The slave was not permitted to engage his services to anyone, nor could the master hire him out. For violation of this regulation, the slave might be taken in charge by a magistrate or free-holder and set to work for the county, for the benefit of the poor, for a period not exceeding twenty days; “any law, usage or custom to the contrary notwithstanding.”[61]
It is noticed that these restrictions pertained primarily to the relations of the slaves with free negroes, Indians, traders, and poor whites, who were as a rule more or less inclined to disturb the order of the plantation. Their association with the whites in the home and at church was a matter of unwritten law. The domestic servants were more intimately associated with the whites and were frequently cultured.[62] There was very little effort on the part of the masters, in the early stages of the development of slavery, to teach or christianize the slaves. Many of them, however, learned to read, and joined churches, but they were not permitted to have separate church organizations.[63]
3. The Runaway: The runaway was one of the most difficult problems of slave government. The wild life of the slave in Africa, and the hardships of frontier American slavery naturally created a disposition in the slave to run away from his master’s plantation. Organized bands of slave-stealers, poor whites, and free negroes constantly took advantage of this attitude of the slave. This was one method by which the slave could, at least temporarily, break the bonds of slavery; and he did not always find life more severe in the camp than on the plantation.
Runaways, aside from the economic loss to the slave-owners involved, might congregate and start an insurrection. Any outside contact made possible conspiracies, and created a real danger to the community. It was, therefore, a heavy fine for anyone to harbor a slave; and it was the duty of all citizens to arrest runaways.[64] The law against the aiding and harboring of runaways was made more severe by increasing the fine for its violation. Finally, to promote the escape of a slave from the colony became a felony and might involve the loss of life.[65]
This law also gave to the justices of the peace the power, by proclamation, to outlaw any runaway who was in hiding, committing injuries to the inhabitants of the community. It was then lawful for any one to kill such a slave.[66] Any runaway who was caught was forced to wear a yoke around his neck until he gave sufficient evidence of good behavior.[67]
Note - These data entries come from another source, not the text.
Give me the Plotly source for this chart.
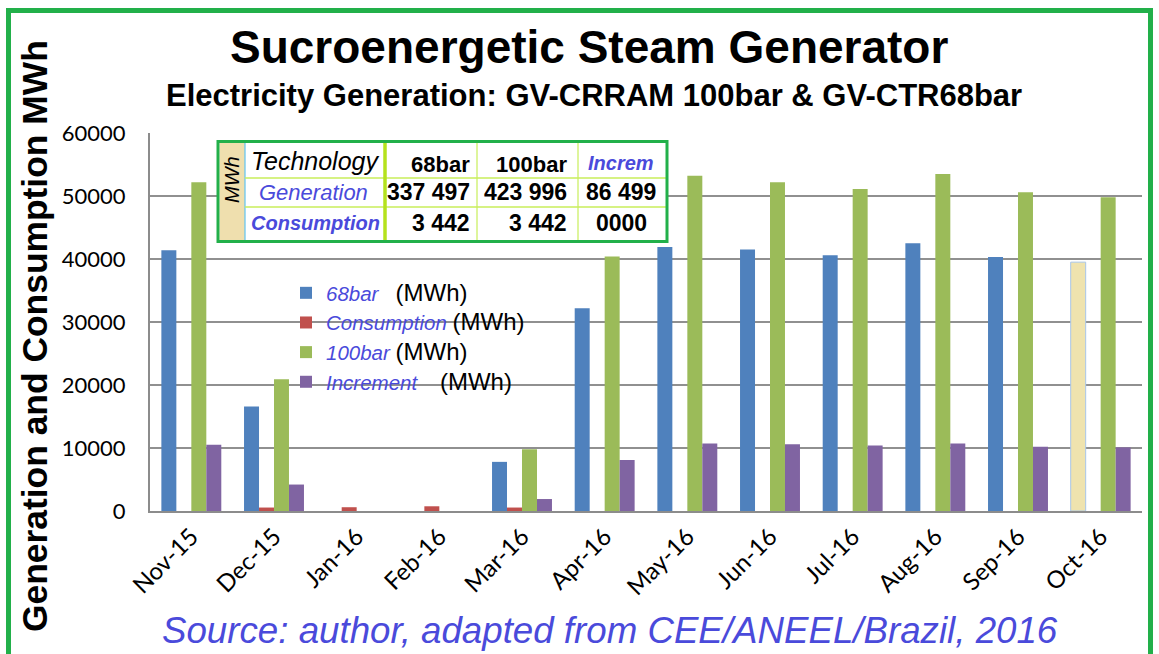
import plotly.graph_objects as go

months = ["Nov-15", "Dec-15", "Jan-16", "Feb-16", "Mar-16", "Apr-16",
          "May-16", "Jun-16", "Jul-16", "Aug-16", "Sep-16", "Oct-16"]
bar68 = [41400, 16600, 0, 0, 7800, 32200, 41900, 41500, 40600, 42500, 40300, 39500]
consumption = [0, 550, 600, 750, 550, 0, 0, 0, 0, 0, 0, 0]
bar100 = [52200, 20900, 0, 0, 9800, 40400, 53200, 52200, 51100, 53500, 50600, 49800]
increment = [10500, 4200, 0, 0, 1900, 8100, 10700, 10600, 10400, 10700, 10200, 10100]

table_cols = ["68bar", "100bar", "Increm"]
table_generation = ["337 497", "423 996", "86 499"]
table_consumption = ["3 442", "3 442", "0000"]

BLUE, RED, GREEN, PURPLE = "#4F81BD", "#C0504D", "#9BBB59", "#8064A2"
TXTBLUE = "#4A4ADB"
FRAME = "#22B04A"

L, R, T, B = 150, 1142, 133, 511
W, H = R - L, B - T


def px(x):
    return (x - L) / W


def py(y):
    return (B - y) / H


c68 = [BLUE] * len(months)
c68[-1] = "#EFE3AE"
l68 = [BLUE] * len(months)
l68[-1] = "#A9C6E8"
w68 = [0] * len(months)
w68[-1] = 1

MWH = "<span style='font-size:24px'>(MWh)</span>"

fig = go.Figure()
fig.add_trace(go.Bar(x=months, y=bar68, marker=dict(color=c68, line=dict(color=l68, width=w68)),
                     name=f"<span style='color:{TXTBLUE}'><i>68bar</i></span>\u00a0\u00a0\u00a0{MWH}",
                     legendgroup="a"))
fig.add_trace(go.Bar(x=months, y=consumption, marker=dict(color=RED, line=dict(width=0)),
                     name=f"<span style='color:{TXTBLUE}'><i>Consumption</i></span>\u00a0{MWH}",
                     legendgroup="b"))
fig.add_trace(go.Bar(x=months, y=bar100, marker=dict(color=GREEN, line=dict(width=0)),
                     name=f"<span style='color:{TXTBLUE}'><i>100bar</i></span>\u00a0{MWH}",
                     legendgroup="c"))
fig.add_trace(go.Bar(x=months, y=increment, marker=dict(color=PURPLE, line=dict(width=0)),
                     name=f"<span style='color:{TXTBLUE}'><i>Increment</i></span>\u00a0\u00a0\u00a0\u00a0{MWH}",
                     legendgroup="d"))

shapes = []
# outer frame
shapes.append(dict(type="rect", xref="paper", yref="paper",
                   x0=px(8.5), x1=px(1150.5), y0=py(668), y1=py(10.5),
                   line=dict(color=FRAME, width=5), layer="above"))
# table
tx0, tx1, ty0, ty1 = 218, 667, 141.5, 241.5
shapes.append(dict(type="rect", xref="paper", yref="paper",
                   x0=px(tx0), x1=px(tx1), y0=py(ty1), y1=py(ty0),
                   fillcolor="white", line=dict(width=0), layer="above"))
shapes.append(dict(type="rect", xref="paper", yref="paper",
                   x0=px(219.5), x1=px(245), y0=py(240), y1=py(143),
                   fillcolor="#EFDFAE", line=dict(width=0), layer="above"))
shapes.append(dict(type="line", xref="paper", yref="paper",
                   x0=px(245), x1=px(245), y0=py(240), y1=py(143),
                   line=dict(color="#5FC3F0", width=1.2), layer="above"))
for yy in (178, 207):
    shapes.append(dict(type="line", xref="paper", yref="paper",
                       x0=px(245), x1=px(666), y0=py(yy), y1=py(yy),
                       line=dict(color="#C8EE5A", width=1.5), layer="above"))
for xx in (477, 578):
    shapes.append(dict(type="line", xref="paper", yref="paper",
                       x0=px(xx), x1=px(xx), y0=py(240), y1=py(143),
                       line=dict(color="#C8EE5A", width=1.2), layer="above"))
shapes.append(dict(type="line", xref="paper", yref="paper",
                   x0=px(385), x1=px(385), y0=py(240), y1=py(143),
                   line=dict(color="#B5E21D", width=3.5), layer="above"))
shapes.append(dict(type="rect", xref="paper", yref="paper",
                   x0=px(tx0), x1=px(tx1), y0=py(ty1), y1=py(ty0),
                   line=dict(color=FRAME, width=3), layer="above"))

ann = []


def text(x, y, s, size, color="black", xanchor="center", angle=0, family="Liberation Sans, Arial, sans-serif"):
    ann.append(dict(x=px(x), y=py(y), xref="paper", yref="paper", text=s, showarrow=False,
                    xanchor=xanchor, yanchor="middle", textangle=angle,
                    font=dict(size=size, color=color, family=family)))


text(589, 47, "<b>Sucroenergetic Steam Generator</b>", 46)
text(594, 95, "<b>Electricity Generation: GV-CRRAM 100bar &amp; GV-CTR68bar</b>", 31)
text(35, 336, "<b>Generation and Consumption MWh</b>", 35.4, angle=-90)
text(610, 630, "<i>Source: author, adapted from CEE/ANEEL/Brazil, 2016</i>", 36.7, color=TXTBLUE)

# table texts
text(232, 180, "<i>MWh</i>", 20, angle=-90)
text(315, 161, "<i>Technology</i>", 25)
text(313, 192, "<i>Generation</i>", 22, color=TXTBLUE)
text(315, 223, "<b><i>Consumption</i></b>", 20, color=TXTBLUE)
col_x = [(472, "right"), (569, "right"), (621, "center")]
for (cx, anc), h, g, c in zip(col_x, table_cols, table_generation, table_consumption):
    if h == "Increm":
        text(cx, 163, f"<b><i>{h}</i></b>", 20, color=TXTBLUE, xanchor=anc)
    else:
        text(cx, 164, f"<b>{h}</b>", 22, xanchor=anc)
    text(cx, 192, f"<b>{g}</b>", 23, xanchor=anc)
    text(cx, 223, f"<b>{c}</b>", 23, xanchor=anc)

fig.update_layout(
    width=1159, height=654,
    margin=dict(l=L, r=1159 - R, t=T, b=654 - B, pad=0),
    paper_bgcolor="white", plot_bgcolor="white",
    barmode="group", bargap=0.275, bargroupgap=0,
    font=dict(family="Liberation Sans, Arial, sans-serif", color="black"),
    showlegend=True,
    legend=dict(x=px(286), y=py(273), xanchor="left", yanchor="top",
                bgcolor="rgba(0,0,0,0)", borderwidth=0,
                font=dict(size=20.5, color="black", family="Liberation Sans, Arial, sans-serif"),
                traceorder="grouped", tracegroupgap=0, itemclick=False),
    shapes=shapes, annotations=ann,
    xaxis=dict(showline=True, linecolor="#8C8C8C", linewidth=2, ticks="",
               tickangle=-45, tickfont=dict(family="Lato", size=24, color="black"),
               showgrid=False),
    yaxis=dict(range=[0, 60000], dtick=10000, showline=True, linecolor="#8C8C8C", linewidth=2,
               showgrid=True, gridcolor="#909090", gridwidth=1.5, zeroline=False,
               ticks="", tickformat="d", ticklabelstandoff=18,
               tickfont=dict(family="Lato", size=22, color="black")),
)

fig.write_html("out.html", config={"displayModeBar": False},
               post_script="document.body.style.margin='0';document.body.style.overflow='hidden';")
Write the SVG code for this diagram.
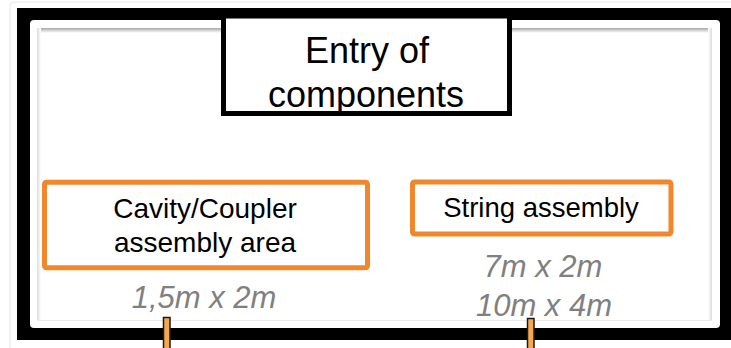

Sheriffs and constables were strictly charged with the safe keeping of all runaways who were committed to their care. If they negligently or wilfully permitted any to escape, they were liable for damages to the master at common law with costs.[68] To encourage the police officials to execute the law, they were exempted from the payment of all public, county, and parish levies for their own persons. The keepers of ferries were required to give immediate passage to officers charged with conducting runaways.[69]
No feature of the slave code shows more progressively the attitude of the whites toward the negro than the law on runaways. As the slaves developed the means for evading the law, it was made increasingly rigid. White men could be sold into temporary servitude to pay fines for persuading the slave to run away.[70] Anyone convicted for attempting to steal and convey a slave out of the colony was required to pay the owner twenty-five pounds. If he could not pay this fine he was forced to serve the master for five years.[71] The idea in these laws is not necessarily harshness to the slave, but rather the security of the bondage of the slave.